All abortions are murders. (Suppressed)
Therefore, abortion is morally wrong.
This is certainly a valid argument. Moreover, it doesn't appear to be circular, since the conclusion is not one of the premisses. Why, then, does it beg the question?
It begs the question because the word "murder" is not a morally-neutral word, such as "killing". All murders are killings, but not all killings are murders. A person who kills someone in self-defense, a soldier who kills in battle, or a policeman who kills in the line of duty, is not a murderer. So, the first, unsuppressed premiss is really unnecessary, as the argument is valid without it:
All abortions are murders.
Therefore, abortion is morally wrong.
Or, to spell out what "murder" means:
All abortions are wrongful killings.
Therefore, abortion is morally wrong.
Which is clearly circular and, therefore, valid. In the original argument, the moral wrongness of abortion has been smuggled into the premiss via the morally loaded word "murder". This is how real-life questions are often begged, that is, by using loaded language to conceal the fact that an argument is circular.

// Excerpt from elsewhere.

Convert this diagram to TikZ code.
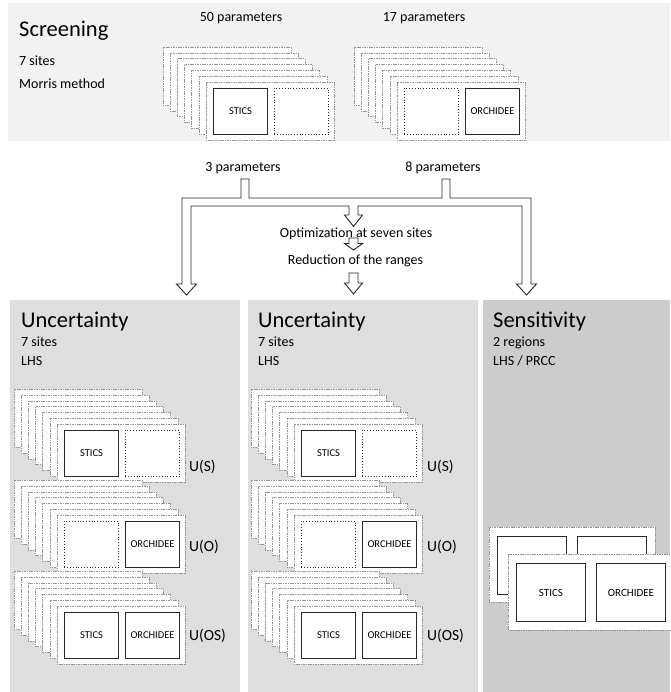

S. Morris Engel, With Good Reason: An Introduction to Informal Fallacies (Fifth Edition) (St. Martin's, 1994), pp. 144-149
- Robert Todd Carroll, "Begging the Question", Skeptic's Dictionary
- Douglas N. Walton, "The Essential Ingredients of the Fallacy of Begging the Question", in Fallacies: Classical and Contemporary Readings, edited by Hans V. Hanson and Robert C. Pinto (Penn State Press, 1995), pp. 229-239
Thanks to Christopher Mork for a criticism which led me to revise the Form and add the Etymology and to Paul Freda for a stylistic criticism.
Analysis of the Example:
This argument begs the question because it assumes that abortion involves one human being fatally harming another. However, those who argue that abortion is a private matter reject this very premiss. In contrast, they believe that only one human being is involved in abortionthe womanand it is, therefore, her private decision.